Umso schaler ist dann ein Ersatz, eine Zerstreuung, ja gar die Vermeidung.

Gott sei sei dank ist unsere Heimat eine ewige Heimat. Und wir können uns auf ewige Bindung einlassen. Und damit auch auf die herrliche Freude, die die erwartet, die treu bleiben.

Meine Frau hat mir bestätigt, dass die überwältigende Freude der Geburt unserer Kinder tatsächlich alle Mühe, allen Schmerz ganz vergessen lassen gemacht hat.

Jesus benutzt genau dieses Beispiel.

Im geistigen Leben ist das Einlassen auf Zeiten der Trauer von großer Bedeutung. Mir scheint, es ist sogar die Art von Bereitung, die über unsere Fruchtbarkeit entscheidet. So, als wenn in der Zeit die Wurzel ausreift, das Fundament gelegt wird.

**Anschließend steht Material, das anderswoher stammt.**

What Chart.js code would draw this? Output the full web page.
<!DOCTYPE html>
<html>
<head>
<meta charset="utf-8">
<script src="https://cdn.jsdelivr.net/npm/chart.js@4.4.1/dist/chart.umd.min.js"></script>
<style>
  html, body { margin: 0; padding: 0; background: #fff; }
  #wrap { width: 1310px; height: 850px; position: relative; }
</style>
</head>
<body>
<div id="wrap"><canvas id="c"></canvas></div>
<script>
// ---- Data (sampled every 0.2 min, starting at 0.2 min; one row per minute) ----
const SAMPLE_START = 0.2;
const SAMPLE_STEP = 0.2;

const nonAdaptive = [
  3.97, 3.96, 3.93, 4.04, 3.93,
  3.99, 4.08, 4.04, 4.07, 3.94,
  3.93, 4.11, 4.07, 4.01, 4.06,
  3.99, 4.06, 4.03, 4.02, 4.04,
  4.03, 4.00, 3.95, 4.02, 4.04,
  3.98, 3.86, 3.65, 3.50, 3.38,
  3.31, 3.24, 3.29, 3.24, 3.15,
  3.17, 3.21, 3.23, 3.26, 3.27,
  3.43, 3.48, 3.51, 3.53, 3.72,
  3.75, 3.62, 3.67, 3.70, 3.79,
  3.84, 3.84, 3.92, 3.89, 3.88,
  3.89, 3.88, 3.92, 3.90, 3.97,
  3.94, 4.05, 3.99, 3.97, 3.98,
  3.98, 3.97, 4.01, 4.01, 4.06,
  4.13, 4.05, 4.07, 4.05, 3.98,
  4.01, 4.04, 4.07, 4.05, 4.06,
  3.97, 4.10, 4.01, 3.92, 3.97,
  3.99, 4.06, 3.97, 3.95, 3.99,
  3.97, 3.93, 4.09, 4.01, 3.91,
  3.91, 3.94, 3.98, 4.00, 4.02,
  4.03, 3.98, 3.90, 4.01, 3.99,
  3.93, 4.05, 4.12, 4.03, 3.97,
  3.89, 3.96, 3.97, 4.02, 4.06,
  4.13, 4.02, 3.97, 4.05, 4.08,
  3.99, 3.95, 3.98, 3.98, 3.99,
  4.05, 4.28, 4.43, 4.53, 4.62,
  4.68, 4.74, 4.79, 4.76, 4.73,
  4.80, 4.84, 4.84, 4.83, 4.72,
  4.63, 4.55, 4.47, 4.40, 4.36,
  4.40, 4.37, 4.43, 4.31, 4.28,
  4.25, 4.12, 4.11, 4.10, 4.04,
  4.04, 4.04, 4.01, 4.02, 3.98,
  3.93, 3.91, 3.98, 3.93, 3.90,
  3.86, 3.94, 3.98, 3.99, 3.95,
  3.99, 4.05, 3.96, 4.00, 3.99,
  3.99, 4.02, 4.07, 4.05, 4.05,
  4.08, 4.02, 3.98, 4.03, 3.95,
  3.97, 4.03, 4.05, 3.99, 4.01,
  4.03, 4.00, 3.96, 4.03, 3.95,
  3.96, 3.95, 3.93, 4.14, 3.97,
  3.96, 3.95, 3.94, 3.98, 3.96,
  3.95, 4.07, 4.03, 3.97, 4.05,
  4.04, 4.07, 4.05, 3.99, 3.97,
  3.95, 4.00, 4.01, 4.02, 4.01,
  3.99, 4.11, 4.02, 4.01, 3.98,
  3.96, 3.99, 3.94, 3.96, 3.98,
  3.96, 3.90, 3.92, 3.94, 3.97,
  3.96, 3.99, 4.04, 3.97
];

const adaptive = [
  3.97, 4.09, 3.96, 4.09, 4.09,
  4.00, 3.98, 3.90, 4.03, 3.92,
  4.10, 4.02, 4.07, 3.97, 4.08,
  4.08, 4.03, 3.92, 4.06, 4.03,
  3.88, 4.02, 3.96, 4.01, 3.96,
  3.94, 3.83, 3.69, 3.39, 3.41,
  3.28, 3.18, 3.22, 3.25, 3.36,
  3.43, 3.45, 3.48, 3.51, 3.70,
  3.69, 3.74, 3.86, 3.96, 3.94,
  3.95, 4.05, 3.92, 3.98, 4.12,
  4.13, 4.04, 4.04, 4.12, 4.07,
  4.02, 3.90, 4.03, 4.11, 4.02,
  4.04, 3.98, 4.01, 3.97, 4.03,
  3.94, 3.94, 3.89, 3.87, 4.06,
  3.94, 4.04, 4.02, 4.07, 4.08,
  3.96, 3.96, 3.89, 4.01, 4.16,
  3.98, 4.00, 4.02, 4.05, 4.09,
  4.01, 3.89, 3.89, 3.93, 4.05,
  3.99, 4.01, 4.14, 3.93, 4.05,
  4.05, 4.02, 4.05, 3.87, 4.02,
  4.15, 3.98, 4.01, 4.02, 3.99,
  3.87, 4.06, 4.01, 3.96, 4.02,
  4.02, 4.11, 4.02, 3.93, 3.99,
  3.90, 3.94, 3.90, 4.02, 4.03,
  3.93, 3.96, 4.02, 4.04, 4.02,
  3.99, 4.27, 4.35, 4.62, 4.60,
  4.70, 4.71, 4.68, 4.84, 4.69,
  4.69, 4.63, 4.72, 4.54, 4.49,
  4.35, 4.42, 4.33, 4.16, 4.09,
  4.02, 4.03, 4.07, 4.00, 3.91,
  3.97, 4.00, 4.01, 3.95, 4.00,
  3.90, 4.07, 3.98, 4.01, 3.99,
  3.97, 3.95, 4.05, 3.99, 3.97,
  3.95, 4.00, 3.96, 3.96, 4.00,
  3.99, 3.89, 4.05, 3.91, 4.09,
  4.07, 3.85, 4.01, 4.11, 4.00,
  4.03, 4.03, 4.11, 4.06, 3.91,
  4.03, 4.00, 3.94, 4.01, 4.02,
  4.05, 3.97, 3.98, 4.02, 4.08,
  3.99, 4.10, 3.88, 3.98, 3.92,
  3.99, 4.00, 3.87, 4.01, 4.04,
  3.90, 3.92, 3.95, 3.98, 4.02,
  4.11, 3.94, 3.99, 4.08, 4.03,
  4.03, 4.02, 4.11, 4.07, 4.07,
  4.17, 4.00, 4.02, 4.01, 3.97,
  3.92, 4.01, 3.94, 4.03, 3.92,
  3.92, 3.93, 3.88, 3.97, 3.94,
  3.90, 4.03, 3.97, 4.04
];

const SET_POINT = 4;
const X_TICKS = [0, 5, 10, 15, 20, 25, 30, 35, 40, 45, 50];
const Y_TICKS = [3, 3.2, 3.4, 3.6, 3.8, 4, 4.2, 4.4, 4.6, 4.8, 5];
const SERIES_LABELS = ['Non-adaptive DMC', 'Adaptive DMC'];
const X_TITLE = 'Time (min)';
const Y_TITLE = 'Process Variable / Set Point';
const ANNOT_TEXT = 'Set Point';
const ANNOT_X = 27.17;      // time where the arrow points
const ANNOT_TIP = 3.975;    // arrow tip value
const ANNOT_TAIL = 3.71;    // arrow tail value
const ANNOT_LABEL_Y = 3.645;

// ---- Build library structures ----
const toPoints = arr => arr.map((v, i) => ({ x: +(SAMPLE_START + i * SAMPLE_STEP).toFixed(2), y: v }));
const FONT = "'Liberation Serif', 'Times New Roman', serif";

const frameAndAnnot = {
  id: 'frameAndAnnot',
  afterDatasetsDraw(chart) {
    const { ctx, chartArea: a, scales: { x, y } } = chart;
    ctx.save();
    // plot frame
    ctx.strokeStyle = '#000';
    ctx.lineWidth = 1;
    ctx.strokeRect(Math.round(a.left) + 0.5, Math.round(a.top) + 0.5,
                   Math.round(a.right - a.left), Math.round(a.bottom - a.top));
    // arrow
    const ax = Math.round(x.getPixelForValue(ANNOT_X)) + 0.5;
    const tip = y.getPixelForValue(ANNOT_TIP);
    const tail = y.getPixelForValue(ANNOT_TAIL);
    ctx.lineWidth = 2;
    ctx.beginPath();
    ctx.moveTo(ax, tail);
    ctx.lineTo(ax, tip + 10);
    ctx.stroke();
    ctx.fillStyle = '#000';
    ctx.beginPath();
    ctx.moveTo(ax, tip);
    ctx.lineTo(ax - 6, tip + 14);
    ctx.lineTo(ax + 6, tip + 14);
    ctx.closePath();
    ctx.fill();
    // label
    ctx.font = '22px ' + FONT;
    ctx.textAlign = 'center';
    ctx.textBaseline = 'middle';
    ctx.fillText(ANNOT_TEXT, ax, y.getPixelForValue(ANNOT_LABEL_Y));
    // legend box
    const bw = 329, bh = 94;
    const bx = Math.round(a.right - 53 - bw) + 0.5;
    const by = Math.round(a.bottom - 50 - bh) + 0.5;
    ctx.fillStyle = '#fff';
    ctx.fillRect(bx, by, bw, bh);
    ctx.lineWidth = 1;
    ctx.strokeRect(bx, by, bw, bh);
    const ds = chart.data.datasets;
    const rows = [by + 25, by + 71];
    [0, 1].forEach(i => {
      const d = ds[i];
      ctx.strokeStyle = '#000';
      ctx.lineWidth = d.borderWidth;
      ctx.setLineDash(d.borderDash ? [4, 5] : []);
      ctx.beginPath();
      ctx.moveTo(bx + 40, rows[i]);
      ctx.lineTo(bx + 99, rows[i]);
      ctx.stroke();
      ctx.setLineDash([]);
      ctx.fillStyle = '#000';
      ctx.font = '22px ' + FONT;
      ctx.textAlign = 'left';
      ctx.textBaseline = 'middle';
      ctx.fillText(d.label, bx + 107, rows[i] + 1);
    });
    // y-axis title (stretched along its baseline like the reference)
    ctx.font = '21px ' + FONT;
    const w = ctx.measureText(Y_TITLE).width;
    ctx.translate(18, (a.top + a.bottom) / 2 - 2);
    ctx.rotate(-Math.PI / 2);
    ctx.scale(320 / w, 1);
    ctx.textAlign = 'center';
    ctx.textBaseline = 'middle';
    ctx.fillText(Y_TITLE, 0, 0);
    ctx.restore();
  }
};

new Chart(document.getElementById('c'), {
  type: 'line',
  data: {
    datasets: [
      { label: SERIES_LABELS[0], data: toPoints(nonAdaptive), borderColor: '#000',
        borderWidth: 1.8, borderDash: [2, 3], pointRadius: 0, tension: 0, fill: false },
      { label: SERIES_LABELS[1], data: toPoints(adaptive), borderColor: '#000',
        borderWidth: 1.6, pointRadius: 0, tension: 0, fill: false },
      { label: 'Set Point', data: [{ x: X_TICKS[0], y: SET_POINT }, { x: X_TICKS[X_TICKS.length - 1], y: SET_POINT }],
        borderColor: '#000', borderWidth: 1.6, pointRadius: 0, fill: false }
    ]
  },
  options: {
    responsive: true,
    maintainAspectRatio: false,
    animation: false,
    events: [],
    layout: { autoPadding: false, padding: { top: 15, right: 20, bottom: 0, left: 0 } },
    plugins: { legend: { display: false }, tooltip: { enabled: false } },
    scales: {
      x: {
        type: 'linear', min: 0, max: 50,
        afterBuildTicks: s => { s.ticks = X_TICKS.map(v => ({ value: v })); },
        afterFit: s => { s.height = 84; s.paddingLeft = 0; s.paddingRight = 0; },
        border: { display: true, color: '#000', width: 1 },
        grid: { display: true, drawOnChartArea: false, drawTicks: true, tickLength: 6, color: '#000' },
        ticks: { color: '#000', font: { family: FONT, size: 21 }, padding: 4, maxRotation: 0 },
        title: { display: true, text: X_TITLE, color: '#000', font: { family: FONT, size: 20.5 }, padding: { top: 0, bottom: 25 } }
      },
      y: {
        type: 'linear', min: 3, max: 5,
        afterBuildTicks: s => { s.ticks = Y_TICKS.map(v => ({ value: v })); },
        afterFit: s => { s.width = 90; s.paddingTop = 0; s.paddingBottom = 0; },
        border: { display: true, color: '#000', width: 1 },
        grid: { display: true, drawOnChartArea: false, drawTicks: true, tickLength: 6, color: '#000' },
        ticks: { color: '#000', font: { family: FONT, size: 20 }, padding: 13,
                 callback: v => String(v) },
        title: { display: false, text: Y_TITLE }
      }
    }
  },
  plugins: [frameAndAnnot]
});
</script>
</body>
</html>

Das Mass der Bereitschaft für dunkle Wege (im Psalm 23 ist vom finsteren Tal, vom Tal der Todesschatten die Rede), ist, so scheint mir, das Mass der Herrlichkeit in Ewigkeit.

Es geht keinesfalls darum, solches zu suchen. Eine natürliche Suche nach Freude und Wohlergehen scheint mir gesund.

Dies soll mich aber nicht von tiefen Bindungen und Übernahme von Verantwortung abhalten. Von der Annahme dessen, zu dem ich angefragt werde.

Dabei scheint es mir, ich setze einen Fuß vor den anderen und versuche nicht, den ganzen Weg auf einmal zu tragen.

In dieser gesellschaftlichen Zeit, die mir recht dunkel erscheint, will ich mich nicht allein in meinem Kämmerlein verstecken. Und zugleich keinen Weg des menschlichen Erfolges erwarten, sondern nur einen Weg der Treue, in dem ich die Wirklichkeit meiner Heimat im Himmel jetzt schon vollziehe.